Summary from Goodreads:
Winner of the 2019 Man Booker International Prize
In the village of al-Awafi in Oman, we encounter three sisters: Mayya, who marries after a heartbreak; Asma, who marries from a sense of duty; and Khawla, who chooses to refuse all offers and await a reunion with the man she loves, who has emigrated to Canada.
These three women and their families, their losses and loves, unspool beautifully against a backdrop of a rapidly changing Oman, a country evolving from a traditional, slave-owning society into its complex present. Through the sisters, we glimpse a society in all its degrees, from the very poorest of the local slave families to those making money through the advent of new wealth.
The first novel originally written in Arabic to ever win the Man Booker International Prize, and the first book by a female Omani author to be translated into English, Celestial Bodies marks the arrival in the United States of a major international writer.

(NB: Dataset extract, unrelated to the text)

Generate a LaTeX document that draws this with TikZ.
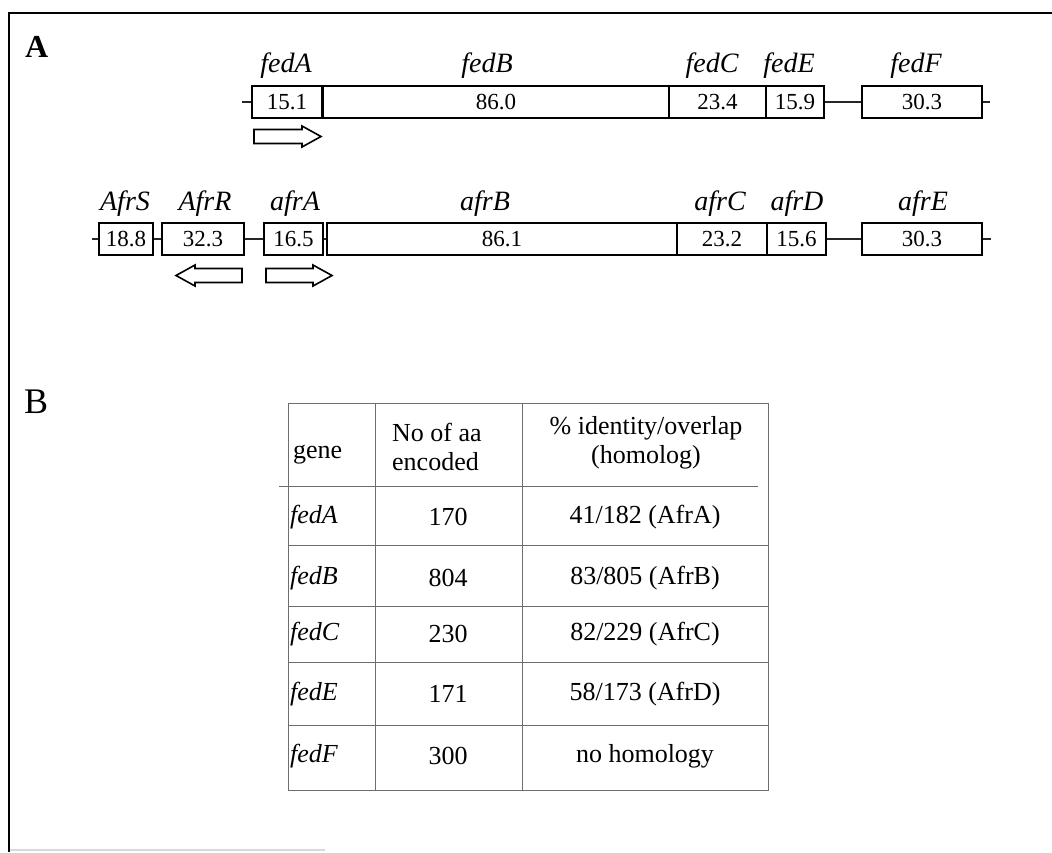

I was very interested in this International Man Booker winner, the first Arabic-language winner of the prize and the first-ever novel by an Omani woman to be translated to English. Catapult was kind enough to approve my galley request. It is a beautifully-translated novel comprised of linked vignettes (best descriptor I have since the narrative is only vaguely linear with many narrators and points-of-view). Alharthi’s dream-like narrative uses the many perspectives of three generations of a family to capture a country and culture transitioning into the modern world. There are a LOT of characters and the narrative shifts back and forth in time, so this definitely isn’t a fast read, but they’re all so interesting, especially the three sisters Mayya, Asma, and Khawla, Mayya’s husband Abdullah, and Zarifa, a woman formerly enslaved to Abdullah’s father.
Celestial Bodies is out now.
Dear FTC: I read a digital galley of this book from the publisher via Edelweiss.